Solved – Why is gradient descent inefficient for large data set

gradient descentlarge datamachine learning

Let's say our data set contains 1 million examples, i.e., $x_1, \ldots, x_{10^6}$, and we wish to use gradient descent to perform a logistic or linear regression on these data set.

What is it with the gradient descent method that makes it inefficient?

Recall that the gradient descent step at time $t$ is given by:

$$w_{t+1} = w_{t} + \eta_t \nabla f(x)$$

where $f$ is the loss function.

I am not seeing anything out of the ordinary with the above step that causes the algorithm to be inefficient. Is it the computation of $\nabla f(x)$? Couldn't this operation be pre-computed, i.e., each $\frac{\partial f}{\partial x}$ already computed, and simply evaluate them at each data point $x_i?$

Best Answer

It would help if you provided a context to the claim that the gradient descent is inefficient. Inefficient relative to what?

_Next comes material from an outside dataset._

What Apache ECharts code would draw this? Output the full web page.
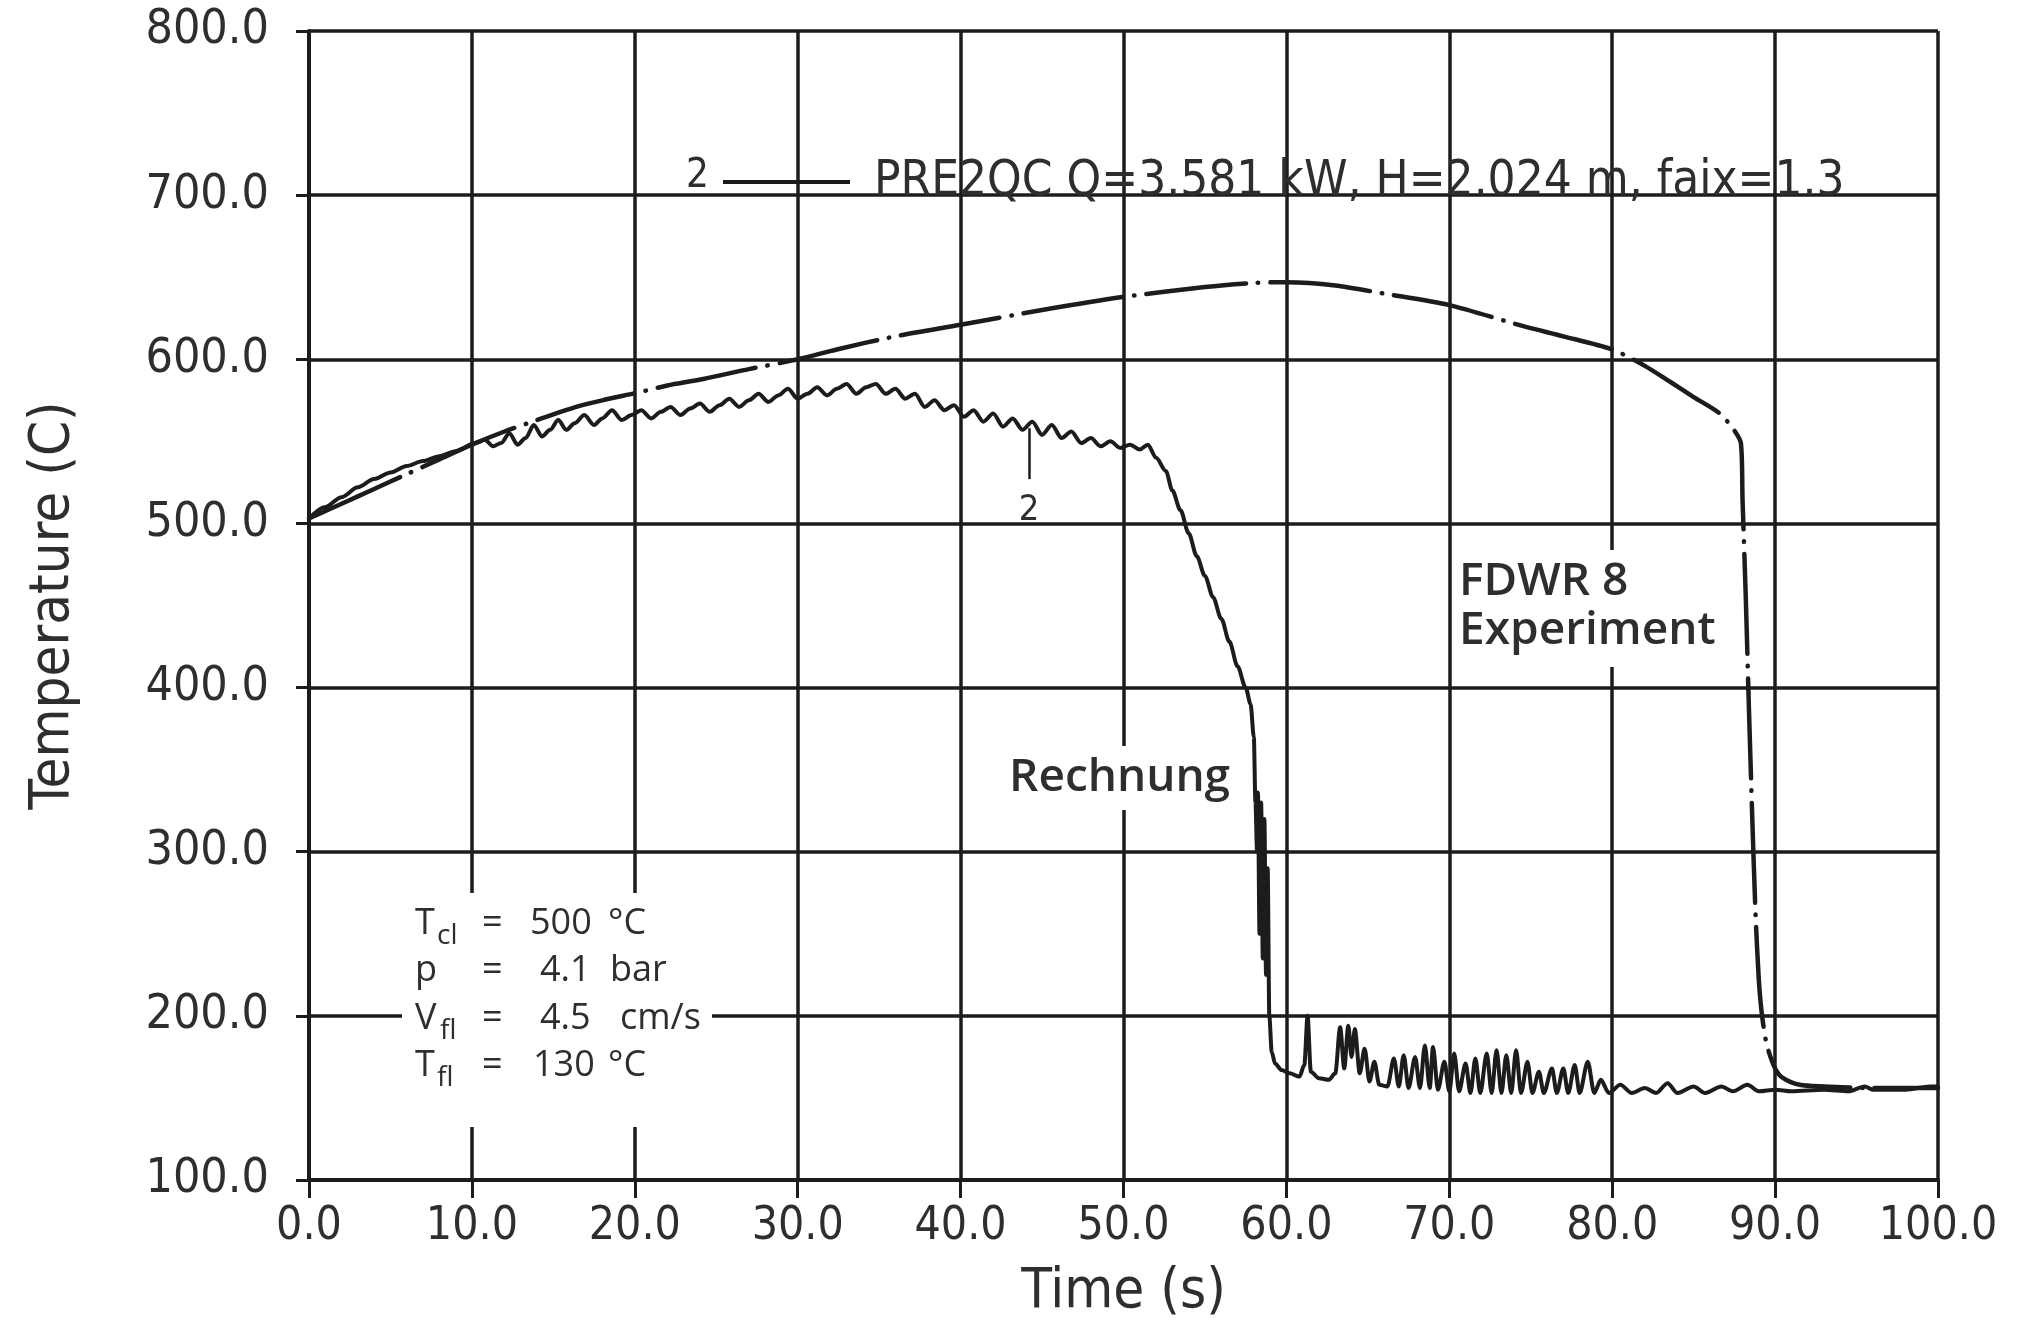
<!DOCTYPE html>
<html>
<head>
<meta charset="utf-8">
<title>FDWR 8 – Rechnung und Experiment</title>
<script src="https://cdn.jsdelivr.net/npm/echarts@6/dist/echarts.min.js"></script>
<style>
  html, body { margin: 0; padding: 0; background: #ffffff; }
  #chart { width: 2033px; height: 1328px; }
</style>
</head>
<body>
<div id="chart"></div>
<script>
// Rechnung (PRE2QC), cladding temperature over time
const timeCalc = [
  0, 1, 2, 3, 4, 5, 6, 7, 8, 9,
  10.2, 10.8, 11.3, 11.8, 12.3, 12.8, 13.3, 13.8, 14.3, 14.8, 15.3, 15.8, 16.3, 16.9, 17.5, 18.0, 18.6, 19.2, 19.8,
  20.4, 21.0, 21.6, 22.2, 22.8, 23.4, 24.0, 24.6, 25.2, 25.8, 26.4, 27.0, 27.6, 28.2, 28.8, 29.4,
  30.0, 30.6, 31.2, 31.8, 32.4, 33.0, 33.6, 34.2, 34.8, 35.4, 36.0, 36.6, 37.2, 37.8, 38.4, 39.0, 39.6,
  40.2, 40.8, 41.4, 42.0, 42.6, 43.2, 43.8, 44.4, 45.0, 45.6, 46.2, 46.8, 47.4, 48.0, 48.6, 49.2, 49.8,
  50.4, 51.0, 51.5, 52.0, 52.6, 53.0, 53.5, 54.0, 54.5, 55.0, 55.5, 56.0, 56.5, 57.0, 57.5, 57.8,
  58.0, 58.1, 58.2, 58.25, 58.35, 58.45, 58.55, 58.65, 58.75, 58.85, 58.95, 59.1, 59.3, 59.7,
  60.2, 60.8, 61.1, 61.3, 61.5, 62.0, 62.6, 63.0, 63.3, 63.55, 63.8, 64.0, 64.2, 64.5, 64.8, 65.1, 65.4, 65.7,
  66.2, 66.6, 66.9, 67.2, 67.5, 67.9, 68.2, 68.5, 68.8, 69.0, 69.3, 69.7,
  70.0, 70.3, 70.6, 71.0, 71.3, 71.6, 71.9, 72.3, 72.6, 72.9, 73.2, 73.5, 73.8, 74.1, 74.4, 74.8,
  75.1, 75.5, 75.8, 76.3, 76.6, 77.0, 77.3, 77.7, 78.0, 78.5, 78.9, 79.3, 79.8,
  80.5, 81.2, 82.0, 82.7, 83.4, 84.0, 85.0, 85.7, 86.7, 87.4, 88.3, 89.0,
  90, 91, 93, 94.5, 95.5, 96, 98, 99.5, 100
];
const tempCalc = [
  503, 510, 516, 522, 527, 531, 535, 538, 541, 544,
  549, 551, 547, 549, 555, 548, 552, 560, 553, 557, 563, 557, 561, 566, 560, 564, 569, 563, 566,
  569, 564, 568, 571, 566, 570, 573, 568, 572, 576, 571, 575, 579, 574, 578, 582,
  576, 579, 583, 578, 582, 585, 579, 583, 585, 579, 582, 576, 579, 571, 575, 569, 572,
  565, 569, 562, 567, 559, 564, 557, 562, 554, 560, 552, 556, 549, 552, 547, 550, 546,
  548, 545, 548, 540, 532, 520, 508, 494, 480, 468, 455, 442, 428, 413, 400, 390,
  370, 330, 300, 336, 250, 330, 235, 320, 225, 290, 200, 178, 171, 167,
  165, 163, 170, 200, 166, 162, 161, 165, 193, 168, 194, 175, 192, 165, 180, 160, 172, 158,
  157, 174, 157, 176, 156, 175, 156, 182, 156, 181, 155, 172,
  154, 177, 154, 171, 153, 174, 153, 177, 153, 179, 153, 176, 153, 179, 153, 172,
  153, 166, 153, 168, 153, 168, 153, 170, 153, 172, 153, 161, 153,
  158, 153, 156, 153, 159, 153, 157, 153, 157, 154, 158, 154,
  155, 154, 155, 154, 157, 155, 155, 157, 157
];

// FDWR 8 Experiment, measured cladding temperature
const timeExp = [
  0, 2, 4, 6, 8, 10, 12, 14, 16.4, 18, 20.3, 22, 24.2, 27, 30, 32.4, 36, 40, 45, 50, 55, 58,
  60, 63, 66, 70, 74.6, 77, 80, 82, 83.6, 85, 86.6, 87.4, 87.9,
  88.0, 88.2, 88.4, 88.6, 88.8, 89.0, 89.2, 89.5, 90.0, 90.5, 91.5, 93, 96, 100
];
const tempExp = [
  503, 512, 521, 530, 539, 548, 556, 563, 571, 575, 580, 584, 588, 594, 600, 606, 614, 621, 630, 638, 644, 646.5,
  647, 645, 640, 633, 620, 614, 606, 596, 586, 577, 567, 558, 549,
  515, 455, 385, 320, 262, 222, 200, 182, 168, 162, 158, 157, 156, 156
];

// Axis ticks
const xTicks = [0, 10, 20, 30, 40, 50, 60, 70, 80, 90, 100];
const yTicks = [100, 200, 300, 400, 500, 600, 700, 800];

// Curve label "2": pointer on the calculated curve
const markerTime = 44.2;
const markerTemps = [558, 527];

// Test conditions
const condRows = [
  { sym: 'T', sub: 'cl', val: '500', unit: '°C' },
  { sym: 'p', sub: '', val: '4.1', unit: 'bar' },
  { sym: 'V', sub: 'fl', val: '4.5', unit: 'cm/s' },
  { sym: 'T', sub: 'fl', val: '130', unit: '°C' }
];

const axisFont = "'DejaVu Sans Condensed', 'DejaVu Sans', sans-serif";
const noteFont = "'Open Sans', 'Noto Sans', sans-serif";
const ink = '#1c1c1c';
const textInk = '#2e2e2e';

const zip = (xs, ys) => xs.map((x, i) => [x, ys[i]]);

const chart = echarts.init(document.getElementById('chart'), null, { renderer: 'canvas' });

// Conditions block: white panel with aligned columns
const condChildren = [
  { type: 'rect', shape: { x: 402, y: 893, width: 310, height: 234 }, style: { fill: '#ffffff' }, z: 50 }
];
const rowBase = [924, 971, 1019, 1066];
const unitX = [608, 610, 620, 608];
const valX = [530, 540, 540, 533];
condRows.forEach((r, i) => {
  const y = rowBase[i];
  const base = { fontFamily: noteFont, fontSize: 36, fill: textInk, verticalAlign: 'middle' };
  condChildren.push({ type: 'text', x: 415, y: y, z: 51, style: Object.assign({ text: r.sym }, base) });
  if (r.sub) {
    condChildren.push({ type: 'text', x: r.sym === 'V' ? 440 : 437, y: y + 12, z: 51,
      style: Object.assign({}, base, { text: r.sub, fontSize: 28 }) });
  }
  condChildren.push({ type: 'text', x: 482, y: y, z: 51, style: Object.assign({ text: '=' }, base) });
  condChildren.push({ type: 'text', x: valX[i], y: y, z: 51, style: Object.assign({ text: r.val }, base) });
  condChildren.push({ type: 'text', x: unitX[i], y: y, z: 51, style: Object.assign({ text: r.unit }, base) });
});

const option = {
  backgroundColor: '#ffffff',
  animation: false,
  grid: { left: 309, right: 95, top: 31, bottom: 148, containLabel: false },
  legend: {
    data: ['PRE2QC'],
    left: 718,
    top: 151,
    icon: 'rect',
    itemWidth: 127,
    itemHeight: 4,
    selectedMode: false,
    formatter: () => 'PRE2QC Q=3.581 kW, H=2.024 m, faix=1.3',
    textStyle: { fontFamily: axisFont, fontSize: 49, color: textInk, lineHeight: 52, padding: [0, 0, 0, 19] }
  },
  xAxis: {
    type: 'value',
    min: xTicks[0],
    max: xTicks[xTicks.length - 1],
    interval: 10,
    name: 'Time (s)',
    nameLocation: 'middle',
    nameGap: 84,
    nameTextStyle: { fontFamily: axisFont, fontSize: 56, color: textInk },
    axisLine: { show: true, onZero: false, lineStyle: { color: ink, width: 4 } },
    axisTick: { show: true, length: 18, lineStyle: { color: ink, width: 3 } },
    axisLabel: { margin: 24, fontFamily: axisFont, fontSize: 46, color: textInk, formatter: v => v.toFixed(1) },
    splitLine: { show: true, lineStyle: { color: ink, width: 3.5 } }
  },
  yAxis: {
    type: 'value',
    min: yTicks[0],
    max: yTicks[yTicks.length - 1],
    interval: 100,
    name: 'Temperature (C)',
    nameLocation: 'middle',
    nameGap: 228,
    nameRotate: 90,
    nameTextStyle: { fontFamily: axisFont, fontSize: 56, color: textInk },
    axisLine: { show: true, onZero: false, lineStyle: { color: ink, width: 4 } },
    axisTick: { show: true, length: 13, lineStyle: { color: ink, width: 3 } },
    axisLabel: { margin: 40, fontFamily: axisFont, fontSize: 48, color: textInk, formatter: v => v.toFixed(1) },
    splitLine: { show: true, lineStyle: { color: ink, width: 3.5 } }
  },
  series: [
    {
      name: 'PRE2QC',
      type: 'line',
      data: zip(timeCalc, tempCalc),
      showSymbol: false,
      smooth: 0.3,
      smoothMonotone: 'x',
      itemStyle: { color: ink },
      lineStyle: { color: ink, width: 4, join: 'round', cap: 'round' },
      z: 3,
      markLine: {
        silent: true,
        symbol: ['none', 'none'],
        lineStyle: { color: ink, width: 2.5, type: 'solid' },
        label: { show: true, position: 'end', distance: 14, formatter: '2',
                 fontFamily: axisFont, fontSize: 36, color: textInk },
        data: [[
          { coord: [markerTime, markerTemps[0]] },
          { coord: [markerTime, markerTemps[1]] }
        ]]
      }
    },
    {
      name: 'FDWR 8 Experiment',
      type: 'line',
      data: zip(timeExp, tempExp),
      showSymbol: false,
      smooth: 0.25,
      itemStyle: { color: ink },
      lineStyle: { color: ink, width: 4.5, type: [100, 12, 0.5, 12], cap: 'round', join: 'round' },
      z: 3
    }
  ],
  graphic: [
    // series number in front of the legend line
    { type: 'text', x: 686, y: 177, z: 51,
      style: { text: '2', fontFamily: axisFont, fontSize: 40, fill: textInk, verticalAlign: 'middle' } },
    // curve labels
    { type: 'text', x: 1005, y: 778, z: 51,
      style: { text: 'Rechnung', fontFamily: noteFont, fontWeight: 600, fontSize: 46, fill: textInk,
               verticalAlign: 'middle', backgroundColor: '#ffffff', padding: [4, 4, 4, 4], lineHeight: 56 } },
    { type: 'text', x: 1453, y: 550, z: 51,
      style: { text: 'FDWR 8\nExperiment', fontFamily: noteFont, fontWeight: 600, fontSize: 46, fill: textInk,
               verticalAlign: 'top', lineHeight: 49, backgroundColor: '#ffffff', padding: [7, 8, 12, 6] } },
    { type: 'group', children: condChildren }
  ]
};

chart.setOption(option);
</script>
</body>
</html>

I guess that the missing context here is the comparison to stochastic or batch gradient descent in machine learning. Here's how to answer the question in this context. You are optimizing the parameters of the model, even hyperparameters. So, you have the cost function $\sum_{i=1}^n L(x_i|\Theta)$, where $x_i$ - your data, and $\Theta$ - vector of parameters, and $L()$ - loss function. To minimize this cost you use gradient descent over the parameters $\theta_j$: $$ \frac{\partial}{\partial \theta_j}\sum_{i=1}^nL(\Theta|x_i)$$

So, you see that you need to get the sum over all data $x_{i=1,\dots,n}$. This is unfortunate, because it means that you keep looping through the data for each step of your gradient descent. That's how the batch and stochastic gradient descent comes up: what if we sampled from the data set, and calculated the gradient on a sample, not the full set? $$ \frac{\partial}{\partial \theta_j}\sum_{k=1}^{n_s}L(\Theta|x_k)$$ Here, $n_s$ is the number of observations in the sample $s$. So, if your sample is 1/100th of the total set, you speed up your calculations by 100 times! Obviously, this introduces the noise, which lengthens the learning, but noise is decreases at rate of $\sqrt n$ while calculation amount increases at $n$, so this trick may work.

Alternatively, insteado waiting until full sum $\sum_{i=1}^n$ is calculated, you could split this into batches, and do a step for each batch $\sum_{s=1}^M\sum_{i_s=1}^{n_s}$. This way you would have done M steps by the time the sum over entire data set is calculated. These would be noisier steps, but noise cancels out over time.